Quid de la moule au niveau des decks idées ?

On peut passer un certain temps (voir un temps certain) à trouver l’équipement qui nous manque/nous est primordial pour notre mission. Ok c’est thématique, pas de soucis.

Il y a bien les évents pour lesquels, si on obtient un 1 ou 2, on fait défiler les decks. Il y a également le tour d’enchère des autres joueurs qui permet de révéler une autre carte mais pas forcément du deck qu’on souhaite.
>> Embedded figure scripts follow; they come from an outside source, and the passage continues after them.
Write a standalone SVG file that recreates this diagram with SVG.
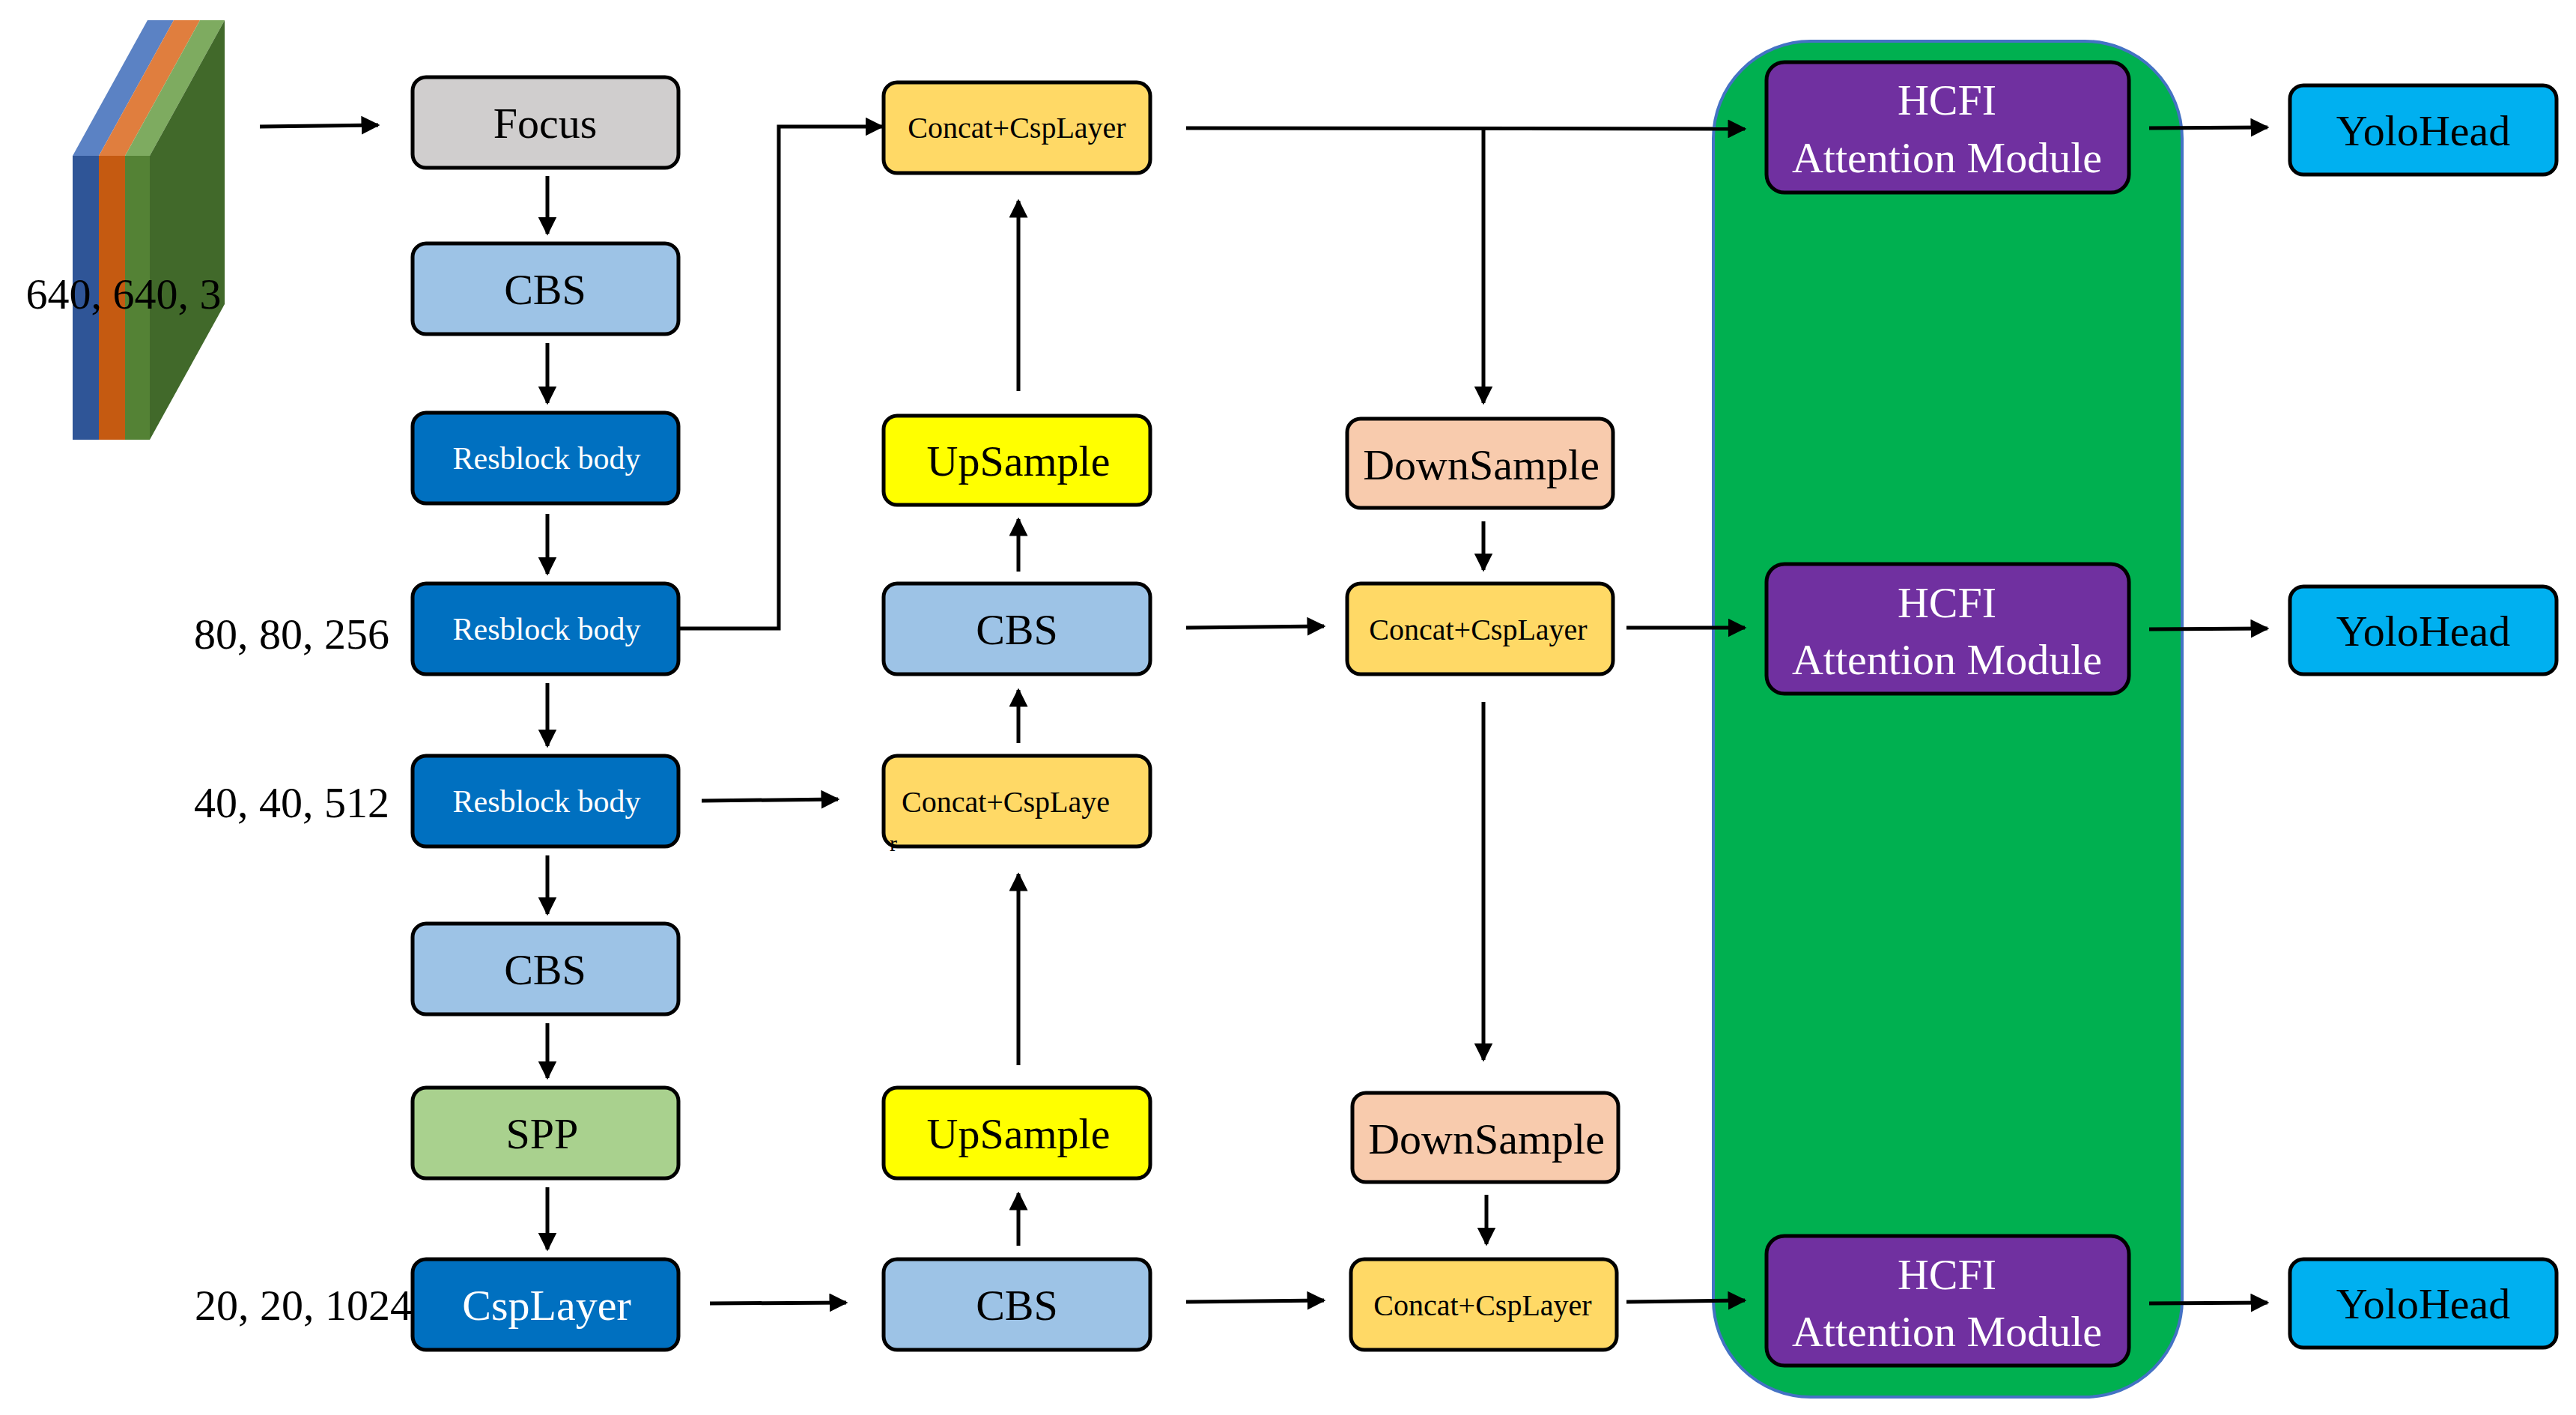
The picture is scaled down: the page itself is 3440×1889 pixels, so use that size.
<svg xmlns="http://www.w3.org/2000/svg" width="3440" height="1889" viewBox="0 0 3440 1889">
<style>
.b{stroke:#000;stroke-width:5}
.t{font-family:"Liberation Serif",serif;text-anchor:middle;dominant-baseline:central}
.c line,.c path{stroke:#000;stroke-width:5;fill:none;marker-end:url(#a)}
.lbl{font-family:"Liberation Serif",serif;font-size:58px}
</style>
<defs><marker id="a" viewBox="0 0 10 10" refX="9" refY="5" markerWidth="5" markerHeight="5" orient="auto"><path d="M0,0L10,5L0,10z" fill="#000"/></marker></defs>
<rect width="3440" height="1889" fill="#fff"/>
<g id="input">
<polygon points="97,208 132,208 232,27 197,27" fill="#5B82C4"/>
<polygon points="132,208 167,208 267,27 232,27" fill="#E07E3E"/>
<polygon points="167,208 200,208 300,27 267,27" fill="#7EAB60"/>
<polygon points="200,208 300,27 300,406 200,587" fill="#41692A"/>
<rect x="97" y="208" width="35" height="379" fill="#2F5597"/>
<rect x="132" y="208" width="35" height="379" fill="#C55A11"/>
<rect x="167" y="208" width="33" height="379" fill="#548235"/>
<text class="lbl" x="165" y="412" text-anchor="middle">640, 640, 3</text>
</g>
<text class="lbl" x="520" y="866" text-anchor="end">80, 80, 256</text>
<text class="lbl" x="520" y="1091" text-anchor="end">40, 40, 512</text>
<text class="lbl" x="550" y="1762" text-anchor="end">20, 20, 1024</text>
<rect id="panel" x="2288" y="55" width="626" height="1810" rx="130" fill="#00B050" stroke="#4472C4" stroke-width="4"/>
<g id="focus"><rect class="b" x="551" y="103" width="355" height="121" rx="18" fill="#D0CECE"/><text class="t" x="728" y="164" font-size="58">Focus</text></g>
<g id="cbs1"><rect class="b" x="551" y="325" width="355" height="121" rx="18" fill="#9DC3E6"/><text class="t" x="728" y="386" font-size="58">CBS</text></g>
<g id="res1"><rect class="b" x="551" y="551" width="355" height="121" rx="18" fill="#0070C0"/><text class="t" x="730" y="612" font-size="42" fill="#fff">Resblock body</text></g>
<g id="res2"><rect class="b" x="551" y="779" width="355" height="121" rx="18" fill="#0070C0"/><text class="t" x="730" y="840" font-size="42" fill="#fff">Resblock body</text></g>
<g id="res3"><rect class="b" x="551" y="1009" width="355" height="121" rx="18" fill="#0070C0"/><text class="t" x="730" y="1070" font-size="42" fill="#fff">Resblock body</text></g>
<g id="cbs2"><rect class="b" x="551" y="1233" width="355" height="121" rx="18" fill="#9DC3E6"/><text class="t" x="728" y="1294" font-size="58">CBS</text></g>
<g id="spp"><rect class="b" x="551" y="1452" width="355" height="121" rx="18" fill="#A9D18E"/><text class="t" x="724" y="1513" font-size="58">SPP</text></g>
<g id="csp"><rect class="b" x="551" y="1681" width="355" height="121" rx="18" fill="#0070C0"/><text class="t" x="730" y="1742" font-size="58" fill="#fff">CspLayer</text></g>
<g id="concat1"><rect class="b" x="1180" y="110" width="356" height="121" rx="18" fill="#FFD966"/><text class="t" x="1358" y="170" font-size="40">Concat+CspLayer</text></g>
<g id="up1"><rect class="b" x="1180" y="555" width="356" height="119" rx="18" fill="#FFFF00"/><text class="t" x="1360" y="615" font-size="58">UpSample</text></g>
<g id="cbs3"><rect class="b" x="1180" y="779" width="356" height="121" rx="18" fill="#9DC3E6"/><text class="t" x="1358" y="840" font-size="58">CBS</text></g>
<g id="concat2"><rect class="b" x="1180" y="1009" width="356" height="121" rx="18" fill="#FFD966"/><text class="t" x="1343" y="1070" font-size="40">Concat+CspLaye</text><text x="1188" y="1136" font-family="Liberation Serif,serif" font-size="30">r</text></g>
<g id="up2"><rect class="b" x="1180" y="1452" width="356" height="121" rx="18" fill="#FFFF00"/><text class="t" x="1360" y="1513" font-size="58">UpSample</text></g>
<g id="cbs4"><rect class="b" x="1180" y="1681" width="356" height="121" rx="18" fill="#9DC3E6"/><text class="t" x="1358" y="1742" font-size="58">CBS</text></g>
<g id="down1"><rect class="b" x="1799" y="559" width="355" height="119" rx="18" fill="#F8CBAD"/><text class="t" x="1978" y="620" font-size="58">DownSample</text></g>
<g id="concat3"><rect class="b" x="1799" y="779" width="355" height="121" rx="18" fill="#FFD966"/><text class="t" x="1974" y="840" font-size="40">Concat+CspLayer</text></g>
<g id="down2"><rect class="b" x="1806" y="1459" width="355" height="119" rx="18" fill="#F8CBAD"/><text class="t" x="1985" y="1520" font-size="58">DownSample</text></g>
<g id="concat4"><rect class="b" x="1804" y="1681" width="355" height="121" rx="18" fill="#FFD966"/><text class="t" x="1980" y="1742" font-size="40">Concat+CspLayer</text></g>
<g id="hcfi1"><rect class="b" x="2359" y="83" width="484" height="174" rx="24" fill="#7030A0"/><text class="t" x="2600" y="133" font-size="58" fill="#fff">HCFI</text><text class="t" x="2600" y="210" font-size="58" fill="#fff">Attention Module</text></g>
<g id="hcfi2"><rect class="b" x="2359" y="753" width="484" height="173" rx="24" fill="#7030A0"/><text class="t" x="2600" y="804" font-size="58" fill="#fff">HCFI</text><text class="t" x="2600" y="880" font-size="58" fill="#fff">Attention Module</text></g>
<g id="hcfi3"><rect class="b" x="2359" y="1650" width="484" height="173" rx="24" fill="#7030A0"/><text class="t" x="2600" y="1701" font-size="58" fill="#fff">HCFI</text><text class="t" x="2600" y="1777" font-size="58" fill="#fff">Attention Module</text></g>
<g id="yolo1"><rect class="b" x="3058" y="114" width="356" height="119" rx="18" fill="#00B0F0"/><text class="t" x="3236" y="174" font-size="58">YoloHead</text></g>
<g id="yolo2"><rect class="b" x="3058" y="783" width="356" height="117" rx="18" fill="#00B0F0"/><text class="t" x="3236" y="842" font-size="58">YoloHead</text></g>
<g id="yolo3"><rect class="b" x="3058" y="1681" width="356" height="118" rx="18" fill="#00B0F0"/><text class="t" x="3236" y="1740" font-size="58">YoloHead</text></g>
<g class="c" id="connectors">
<line x1="347" y1="169" x2="505" y2="167"/>
<line x1="731" y1="235" x2="731" y2="312"/>
<line x1="731" y1="458" x2="731" y2="538"/>
<line x1="731" y1="686" x2="731" y2="766"/>
<line x1="731" y1="912" x2="731" y2="996"/>
<line x1="731" y1="1142" x2="731" y2="1220"/>
<line x1="731" y1="1366" x2="731" y2="1439"/>
<line x1="731" y1="1585" x2="731" y2="1668"/>
<path d="M906,839H1040V169H1178"/>
<line x1="1584" y1="171" x2="2330" y2="172"/>
<line x1="1981" y1="172" x2="1981" y2="538"/>
<line x1="1360" y1="522" x2="1360" y2="268"/>
<line x1="1360" y1="763" x2="1360" y2="693"/>
<line x1="1360" y1="992" x2="1360" y2="921"/>
<line x1="1360" y1="1422" x2="1360" y2="1167"/>
<line x1="1360" y1="1663" x2="1360" y2="1593"/>
<line x1="937" y1="1069" x2="1119" y2="1067"/>
<line x1="948" y1="1740" x2="1130" y2="1739"/>
<line x1="1584" y1="838" x2="1768" y2="836"/>
<line x1="1981" y1="696" x2="1981" y2="761"/>
<line x1="1981" y1="937" x2="1981" y2="1415"/>
<line x1="1985" y1="1595" x2="1985" y2="1661"/>
<line x1="1584" y1="1738" x2="1768" y2="1736"/>
<line x1="2172" y1="838" x2="2330" y2="838"/>
<line x1="2172" y1="1738" x2="2330" y2="1736"/>
<line x1="2870" y1="171" x2="3028" y2="170"/>
<line x1="2870" y1="840" x2="3028" y2="839"/>
<line x1="2870" y1="1740" x2="3028" y2="1739"/>
</g>
</svg>
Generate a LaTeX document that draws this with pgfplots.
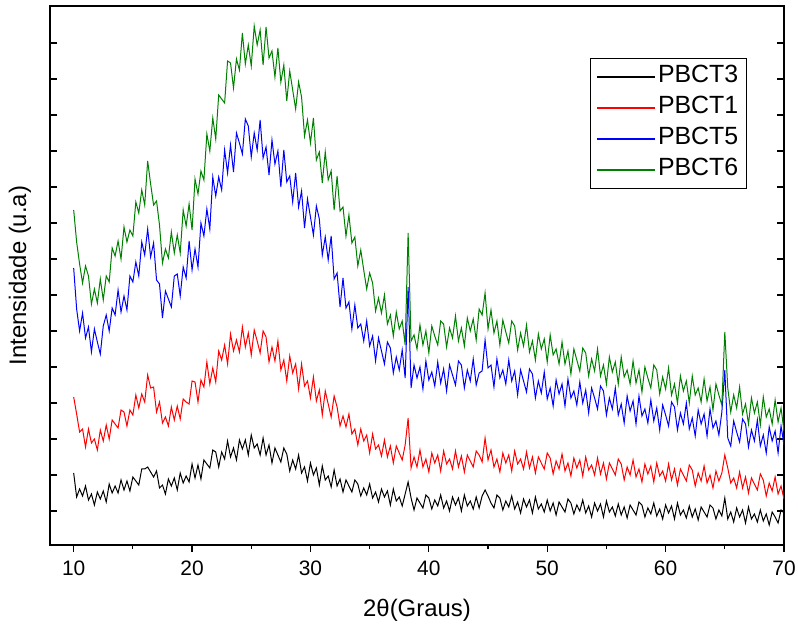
\documentclass[border=0pt]{standalone}
\usepackage{pgfplots}
\pgfplotsset{compat=1.18}
\usepackage{pgfplotstable}
\usepackage{fontspec}
\setmainfont{Liberation Sans}
\definecolor{og}{RGB}{0,128,0}
\pgfplotstableread{
x k r b g
10 72 148 277 335
10.25 48 131 236 303
10.5 56 113 214 281
10.75 49 116 232 262
11 59 98 207 279
11.25 45 116 218 269
11.5 51 102 193 241
11.75 40 106 216 256
12 53 95 203 242
12.25 46 115 191 266
12.5 54 104 219 245
12.75 43 120 230 269
13 61 106 214 263
13.25 52 125 237 297
13.5 59 121 230 289
13.75 52 117 255 304
14 65 135 233 286
14.25 55 133 249 318
14.5 64 119 235 303
14.75 54 135 269 315
15 68 130 263 309
15.25 64 150 283 343
15.5 60 137 269 332
15.75 76 151 303 355
16 76 143 290 340
16.25 78 170 316 384
16.5 73 157 288 361
16.75 68 158 302 340
17 74 133 265 344
17.25 57 143 261 320
17.5 60 122 227 282
17.75 51 128 254 296
18 66 119 246 287
18.25 59 138 238 313
18.5 67 125 269 292
18.75 55 139 271 310
19 72 126 249 292
19.25 62 146 278 335
19.5 69 143 267 319
19.75 63 141 304 341
20 81 164 275 315
20.25 67 163 296 366
20.5 80 143 278 351
20.75 66 165 322 374
21 85 158 309 365
21.25 81 183 336 411
21.5 77 161 316 394
21.75 95 177 368 427
22 93 163 349 406
22.25 78 194 368 450
22.5 93 185 355 446
22.75 86 200 395 442
23 104 181 372 484
23.25 88 211 400 482
23.5 97 194 373 457
23.75 85 205 412 486
24 105 193 402 475
24.25 96 218 391 512
24.5 105 198 426 481
24.75 90 212 419 500
25 110 190 388 479
25.25 97 215 412 519
25.5 101 204 395 500
25.75 90 192 425 515
26 107 214 387 480
26.25 90 208 398 518
26.5 100 183 370 487
26.75 82 198 405 494
27 97 184 381 468
27.25 90 204 394 497
27.5 83 175 358 463
27.75 97 185 395 480
28 91 164 363 444
28.25 74 189 369 474
28.5 85 172 343 455
28.75 76 181 372 436
29 90 156 338 463
29.25 72 181 354 448
29.5 78 159 317 409
29.75 64 164 346 425
30 82 147 328 402
30.25 70 168 310 427
30.5 77 144 339 385
30.75 60 155 326 393
31 79 130 290 362
31.25 65 154 308 393
31.5 69 141 285 365
31.75 58 128 309 374
32 75 149 266 335
32.25 59 138 272 369
32.5 66 119 238 334
32.75 53 129 267 338
33 65 118 237 309
33.25 59 131 243 330
33.5 53 111 216 302
33.75 65 116 240 308
34 61 100 217 279
34.25 49 116 221 295
34.5 57 104 204 275
34.75 50 110 224 256
35 61 92 199 272
35.25 47 111 209 262
35.5 53 96 184 234
35.75 43 100 207 247
36 56 89 194 232
36.25 48 105 181 250
36.5 54 88 203 221
36.75 40 99 197 230
37 56 82 172 209
37.25 44 99 188 233
37.5 48 92 175 216
37.75 39 85 195 224
38 51 100 167 200
38.25 63 127 258 312
38.5 47 77 157 204
38.75 35 88 180 210
39 47 78 167 196
39.25 42 95 178 220
39.5 37 78 156 200
39.75 50 86 184 214
40 47 73 165 192
40.25 36 92 173 219
40.5 45 82 159 209
40.75 39 90 183 200
41 50 74 162 224
41.25 37 94 176 221
41.5 44 81 154 198
41.75 34 86 180 217
42 48 76 170 207
42.25 40 94 160 229
42.5 47 78 184 204
42.75 34 89 180 217
43 50 73 157 199
43.25 39 90 175 227
43.5 44 84 164 214
43.75 36 78 186 226
44 48 94 160 205
44.25 37 90 172 236
44.5 49 83 174 230
44.75 55 107 205 252
45 49 85 177 216
45.25 42 95 180 235
45.5 37 78 158 212
45.75 50 86 186 224
46 47 73 167 200
46.25 35 92 175 225
46.5 44 82 161 213
46.75 38 90 185 202
47 49 74 164 224
47.25 36 94 174 219
47.5 43 81 150 195
47.75 32 86 175 212
48 46 76 164 199
48.25 38 93 153 220
48.5 45 77 176 193
48.75 32 88 171 204
49 48 72 147 185
49.25 36 88 164 211
49.5 41 82 152 196
49.75 33 76 173 206
50 45 92 146 183
50.25 34 87 157 210
50.5 42 71 139 190
50.75 30 84 165 196
51 43 76 151 181
51.25 38 91 161 203
51.5 33 74 139 181
51.75 46 82 166 194
52 42 69 147 171
52.25 31 87 154 196
52.5 40 77 140 185
52.75 34 85 163 174
53 45 69 142 197
53.25 32 88 155 192
53.5 39 75 132 169
53.75 28 80 157 186
54 42 70 147 174
54.25 34 87 136 196
54.5 41 71 159 169
54.75 28 82 154 180
55 44 66 130 161
55.25 33 82 147 188
55.5 38 76 136 173
55.75 29 70 157 183
56 41 86 130 161
56.25 30 81 141 188
56.5 38 65 122 168
56.75 27 78 149 175
57 40 70 134 161
57.25 35 85 144 184
57.5 30 68 121 162
57.75 43 76 149 175
58 40 63 129 153
58.25 28 81 136 178
58.5 37 71 122 167
58.75 31 79 145 157
59 42 63 124 180
59.25 29 82 137 175
59.5 36 69 115 151
59.75 26 74 140 168
60 40 64 130 156
60.25 32 81 119 177
60.5 39 65 143 150
60.75 26 76 138 161
61 42 60 115 142
61.25 30 76 132 169
61.5 35 70 121 154
61.75 27 64 142 164
62 39 80 116 142
62.25 28 75 127 169
62.5 36 59 109 150
62.75 25 72 135 157
63 38 64 121 143
63.25 33 79 131 166
63.5 28 62 109 144
63.75 40 70 136 158
64 37 57 117 135
64.25 26 74 124 161
64.5 35 64 110 150
64.75 29 72 133 140
65 47 90 175 213
65.25 26 77 107 157
65.5 33 62 99 133
65.75 23 67 124 150
66 37 57 113 137
66.25 28 73 103 158
66.5 35 57 126 131
66.75 22 68 121 141
67 38 52 98 121
67.25 26 67 115 147
67.5 31 61 104 132
67.75 23 55 125 143
68 35 71 99 120
68.25 24 65 110 148
68.5 31 49 92 128
68.75 20 62 118 136
69 33 54 104 121
69.25 28 68 114 145
69.5 22 51 92 123
69.75 35 59 119 137
70 32 46 100 114
}\xrd

\begin{document}
\begin{tikzpicture}
\useasboundingbox (-50bp,-82bp) rectangle (748bp,545bp);
\begin{axis}[
  at={(0bp,0bp)}, anchor=south west,
  scale only axis, width=734bp, height=539bp,
  xmin=8, xmax=70, ymin=0, ymax=539,
  xtick={10,20,...,70}, minor xtick={15,25,...,65},
  ytick={34,70,...,502}, yticklabels={},
  xtick pos=bottom, ytick pos=both,
  xtick align=outside, ytick align=inside,
  major tick length=7bp, minor tick length=4bp,
  axis line style={line width=1.6bp},
  every tick/.style={black, line width=1.2bp},
  tick label style={font=\fontsize{21}{25}\selectfont},
  /pgf/number format/assume math mode=true,
  xticklabel style={yshift=-5bp},
  xlabel={2θ(Graus)}, ylabel={Intensidade (u.a)},
  label style={font=\fontsize{24}{28}\selectfont},
  xlabel style={at={(axis description cs:0.5,-0.1206)}, anchor=center},
  ylabel style={at={(axis description cs:-0.0409,0.5)}, anchor=center},
  legend style={at={(0.736,0.9035)}, anchor=north west, draw=black, line width=0.8bp,
    font=\fontsize{25}{29}\selectfont, inner xsep=6bp, inner ysep=3bp,
    nodes={text height=19bp, text depth=8bp}},
  legend cell align=left,
  legend image code/.code={\draw[#1, line width=1.4bp] (0bp,0bp) -- (58bp,0bp);},
]
\addplot[black, line width=1bp] table[x=x,y=k]{\xrd};
\addlegendentry{PBCT3}
\addplot[red, line width=1bp] table[x=x,y=r]{\xrd};
\addlegendentry{PBCT1}
\addplot[blue, line width=1bp] table[x=x,y=b]{\xrd};
\addlegendentry{PBCT5}
\addplot[og, line width=1bp] table[x=x,y=g]{\xrd};
\addlegendentry{PBCT6}
\end{axis}
\end{tikzpicture}
\end{document}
Bref, pas trop frustrant à l’usage ?

Non. Tu lances des éléments en attendant (en outpost par exemple). C’est un jeu où il ne faut surtout pas attendre d’avoir ta mega combo pour te lancer (réflexe conditionné Eurogamer…). Ensuite, même avec une fusée moins adaptée à tes visées, tu pourras avec de l’expérience quand même aller à peu près où tu veux même si ce n’est pas optimal (ce sera plus ou moins long, plus ou moins idéal quant à trajet, étapes, etc.). Mais tout est planifiable. De plus, il y a toujours la possibilité (par exemple et entre autres) d’aller pondre une usine E.T. plus proche/plus facile à atteindre pour la config de notre fusée afin de produire un truc bien plus optimal pour nos visées futures. On est face à un jeu créatif bien plus que mécanique où au lieu d’attendre ad vitam aeternam un truc pseudo idéal (la soumission aux mécaniques Euro), il faut réfléchir à ce qu’on peut faire et créer avec ce qu’on a. Je l’ai souligné plus haut, on joue à HF4A pour vivre quelque chose qui va bien au-delà de gagner ou perdre. Aucun autre jeu que j’ai pratiqué (et j’en ai pratiqué beaucoup…) ne m’a rendu aussi annexe et négligeable les notions de points/victoire/défaite.

Bref, attention aux clichés. Je m’en suis également expliqué plus haut et techniquement, HF4A est un jeu à 0 hasard vu que tu peux toujours t’éviter d’avoir à lancer les dés ou si tu en prends le risque, c’est en connaissance de cause et que donc, tu l’acceptes de facto (je n’ai pas utilisé les events au cours de mes dernières parties où je me suis concentré sur fusées et voyages ce qui me semble plus que pertinent pour une reprise et à fortiori une initiation: grosse connerie selon moi d’initier avec les events et encore plus avec tout autre ajout…).